[3/6/2002]
Ya son las diez de la mañana y todavía hay una niebla espesa, aunque no tanto como a la madrugada, con las primeras luces. A las siete y media casi no se veía más allá de la ventana.
Cuando el aire está así no me extraña que haya tantas leyendas. Salgo de caza con otros hombres y debemos gritar para saber que aún estamos sobre la tierra. Ese crujido en medio del bosque, esos filamentos, esa distorsión allá en el borde de la realidad: un hada. Claro. Y un unicornio, porque ¿es o no es un cuerno lo que está en la frente de aquel caballo que escapa, que tal vez no sea un caballo después de todo porque ruido de cascos no hay en la nieve blanca?
(Qué europeo es mi cerebro con esto de las leyendas. Son las que conozco, las que aprendí de chico. Hadas y unicornios. Espectros. Nieve en el suelo y las botas que se llenan de insectos blancos. La verdad es que sólo vi nieve de adolescente, en algún viaje de vacaciones. Y nieve urbana, en una ciudad, a los treinta y seis años, cuando fui a Montreal. Una experiencia, aprender a no resbalar en el hielo de las veredas.)

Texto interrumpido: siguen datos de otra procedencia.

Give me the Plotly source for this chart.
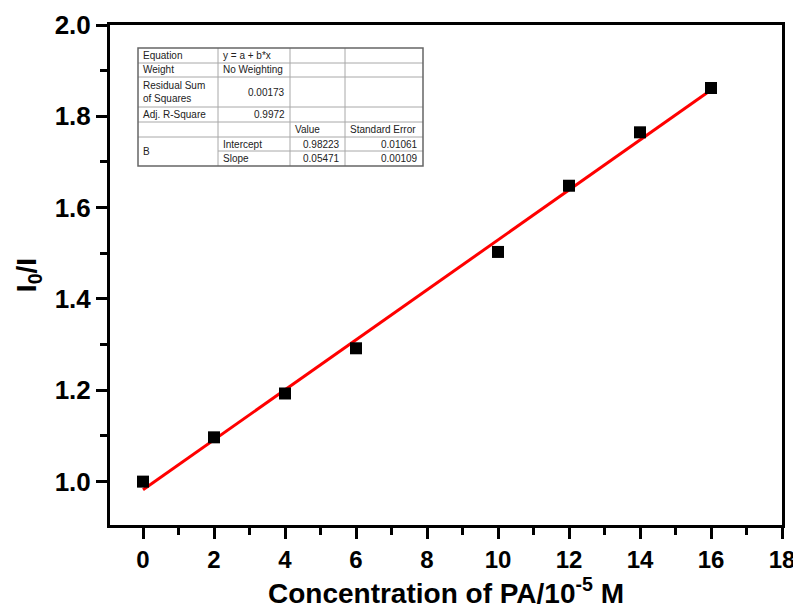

Pero esta niebla de ahora es algo raro. No hace frío realmente, dieciséis grados según los diarios de la Web, tan cerca del invierno. Un perro le ladra a la nada. Un colectivo hace ruido de raspado en la avenida Crámer. El mundo termina a menos de cien metros. Entre tantas cosas familiares, el grado de irrealidad sigue en aumento sin que importe lo que hagamos.